▶ _Short exercise_: Pictures stay out of the copy; set down each line of the listing below exactly.

▶ _Material_:
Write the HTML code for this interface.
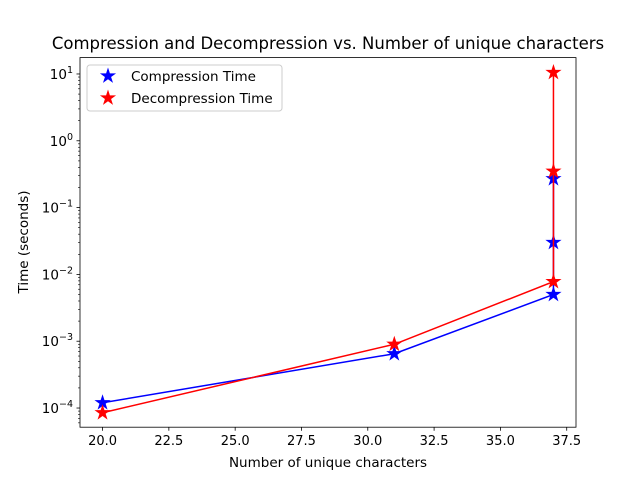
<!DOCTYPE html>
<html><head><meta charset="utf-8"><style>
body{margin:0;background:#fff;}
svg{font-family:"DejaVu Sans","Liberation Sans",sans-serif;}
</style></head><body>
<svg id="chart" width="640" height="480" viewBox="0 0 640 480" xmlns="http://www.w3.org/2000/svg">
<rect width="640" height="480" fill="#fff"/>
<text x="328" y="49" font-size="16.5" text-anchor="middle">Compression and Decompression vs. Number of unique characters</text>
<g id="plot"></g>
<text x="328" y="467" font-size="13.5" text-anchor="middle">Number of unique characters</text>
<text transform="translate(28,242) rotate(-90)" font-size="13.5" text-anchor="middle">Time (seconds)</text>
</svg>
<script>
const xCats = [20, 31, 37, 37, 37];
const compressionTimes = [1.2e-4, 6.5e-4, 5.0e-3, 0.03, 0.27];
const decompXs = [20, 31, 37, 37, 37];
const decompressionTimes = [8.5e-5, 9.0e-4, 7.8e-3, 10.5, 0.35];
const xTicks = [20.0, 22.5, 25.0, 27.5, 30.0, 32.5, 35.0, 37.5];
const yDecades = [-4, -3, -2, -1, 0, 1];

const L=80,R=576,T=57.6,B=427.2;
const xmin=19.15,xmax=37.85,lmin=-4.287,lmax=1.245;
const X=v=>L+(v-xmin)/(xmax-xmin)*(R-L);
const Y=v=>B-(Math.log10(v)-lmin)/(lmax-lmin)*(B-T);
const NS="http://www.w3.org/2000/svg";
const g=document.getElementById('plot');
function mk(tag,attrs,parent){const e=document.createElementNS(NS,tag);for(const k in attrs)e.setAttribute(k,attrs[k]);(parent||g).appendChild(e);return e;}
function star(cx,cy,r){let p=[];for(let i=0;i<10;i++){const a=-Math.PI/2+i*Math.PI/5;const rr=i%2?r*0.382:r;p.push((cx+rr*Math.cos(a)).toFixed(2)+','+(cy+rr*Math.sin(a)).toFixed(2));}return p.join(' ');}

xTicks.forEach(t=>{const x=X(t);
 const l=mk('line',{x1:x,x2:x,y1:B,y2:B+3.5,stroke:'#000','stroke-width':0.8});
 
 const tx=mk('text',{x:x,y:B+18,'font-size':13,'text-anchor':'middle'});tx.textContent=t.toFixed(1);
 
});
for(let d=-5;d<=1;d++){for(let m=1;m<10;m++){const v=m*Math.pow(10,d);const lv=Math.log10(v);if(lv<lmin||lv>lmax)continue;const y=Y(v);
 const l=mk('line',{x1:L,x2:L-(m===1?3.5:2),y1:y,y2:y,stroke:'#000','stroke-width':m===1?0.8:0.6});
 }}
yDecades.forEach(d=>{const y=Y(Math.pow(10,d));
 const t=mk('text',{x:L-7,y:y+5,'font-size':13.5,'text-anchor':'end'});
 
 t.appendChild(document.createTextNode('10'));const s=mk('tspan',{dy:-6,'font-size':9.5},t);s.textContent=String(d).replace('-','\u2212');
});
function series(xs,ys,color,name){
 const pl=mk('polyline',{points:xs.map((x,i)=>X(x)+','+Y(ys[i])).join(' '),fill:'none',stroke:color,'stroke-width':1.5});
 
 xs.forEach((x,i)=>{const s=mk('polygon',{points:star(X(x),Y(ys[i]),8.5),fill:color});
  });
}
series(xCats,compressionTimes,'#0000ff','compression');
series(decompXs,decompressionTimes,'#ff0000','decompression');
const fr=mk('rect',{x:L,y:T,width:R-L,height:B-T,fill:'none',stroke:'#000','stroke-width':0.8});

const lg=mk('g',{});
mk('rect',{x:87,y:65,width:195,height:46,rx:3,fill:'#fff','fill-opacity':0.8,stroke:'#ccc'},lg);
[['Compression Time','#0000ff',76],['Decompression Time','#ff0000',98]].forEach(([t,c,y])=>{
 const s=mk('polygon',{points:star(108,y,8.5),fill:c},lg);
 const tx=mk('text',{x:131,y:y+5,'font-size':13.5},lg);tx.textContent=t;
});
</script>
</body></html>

▶ _Right answer_:
Write the HTML code for this interface.
<!DOCTYPE html>
<html><head><meta charset="utf-8"><style>
body{margin:0;background:#fff;}
svg{font-family:"DejaVu Sans","Liberation Sans",sans-serif;}
</style></head><body>
<svg id="chart" width="640" height="480" viewBox="0 0 640 480" xmlns="http://www.w3.org/2000/svg">
<rect width="640" height="480" fill="#fff"/>
<text x="328" y="49" font-size="16.5" text-anchor="middle">Compression and Decompression vs. Number of unique characters</text>
<g id="plot"></g>
<text x="328" y="467" font-size="13.5" text-anchor="middle">Number of unique characters</text>
<text transform="translate(28,242) rotate(-90)" font-size="13.5" text-anchor="middle">Time (seconds)</text>
</svg>
<script>
const xCats = [20, 31, 37, 37, 37];
const compressionTimes = [1.2e-4, 6.5e-4, 5.0e-3, 0.03, 0.27];
const decompXs = [20, 31, 37, 37, 37];
const decompressionTimes = [8.5e-5, 9.0e-4, 7.8e-3, 10.5, 0.35];
const xTicks = [20.0, 22.5, 25.0, 27.5, 30.0, 32.5, 35.0, 37.5];
const yDecades = [-4, -3, -2, -1, 0, 1];

const L=80,R=576,T=57.6,B=427.2;
const xmin=19.15,xmax=37.85,lmin=-4.287,lmax=1.245;
const X=v=>L+(v-xmin)/(xmax-xmin)*(R-L);
const Y=v=>B-(Math.log10(v)-lmin)/(lmax-lmin)*(B-T);
const NS="http://www.w3.org/2000/svg";
const g=document.getElementById('plot');
function mk(tag,attrs,parent){const e=document.createElementNS(NS,tag);for(const k in attrs)e.setAttribute(k,attrs[k]);(parent||g).appendChild(e);return e;}
function star(cx,cy,r){let p=[];for(let i=0;i<10;i++){const a=-Math.PI/2+i*Math.PI/5;const rr=i%2?r*0.382:r;p.push((cx+rr*Math.cos(a)).toFixed(2)+','+(cy+rr*Math.sin(a)).toFixed(2));}return p.join(' ');}

xTicks.forEach(t=>{const x=X(t);
 const l=mk('line',{x1:x,x2:x,y1:B,y2:B+3.5,stroke:'#000','stroke-width':0.8});
 
 const tx=mk('text',{x:x,y:B+18,'font-size':13,'text-anchor':'middle'});tx.textContent=t.toFixed(1);
 
});
for(let d=-5;d<=1;d++){for(let m=1;m<10;m++){const v=m*Math.pow(10,d);const lv=Math.log10(v);if(lv<lmin||lv>lmax)continue;const y=Y(v);
 const l=mk('line',{x1:L,x2:L-(m===1?3.5:2),y1:y,y2:y,stroke:'#000','stroke-width':m===1?0.8:0.6});
 }}
yDecades.forEach(d=>{const y=Y(Math.pow(10,d));
 const t=mk('text',{x:L-7,y:y+5,'font-size':13.5,'text-anchor':'end'});
 
 t.appendChild(document.createTextNode('10'));const s=mk('tspan',{dy:-6,'font-size':9.5},t);s.textContent=String(d).replace('-','\u2212');
});
function series(xs,ys,color,name){
 const pl=mk('polyline',{points:xs.map((x,i)=>X(x)+','+Y(ys[i])).join(' '),fill:'none',stroke:color,'stroke-width':1.5});
 
 xs.forEach((x,i)=>{const s=mk('polygon',{points:star(X(x),Y(ys[i]),8.5),fill:color});
  });
}
series(xCats,compressionTimes,'#0000ff','compression');
series(decompXs,decompressionTimes,'#ff0000','decompression');
const fr=mk('rect',{x:L,y:T,width:R-L,height:B-T,fill:'none',stroke:'#000','stroke-width':0.8});

const lg=mk('g',{});
mk('rect',{x:87,y:65,width:195,height:46,rx:3,fill:'#fff','fill-opacity':0.8,stroke:'#ccc'},lg);
[['Compression Time','#0000ff',76],['Decompression Time','#ff0000',98]].forEach(([t,c,y])=>{
 const s=mk('polygon',{points:star(108,y,8.5),fill:c},lg);
 const tx=mk('text',{x:131,y:y+5,'font-size':13.5},lg);tx.textContent=t;
});
</script>
</body></html>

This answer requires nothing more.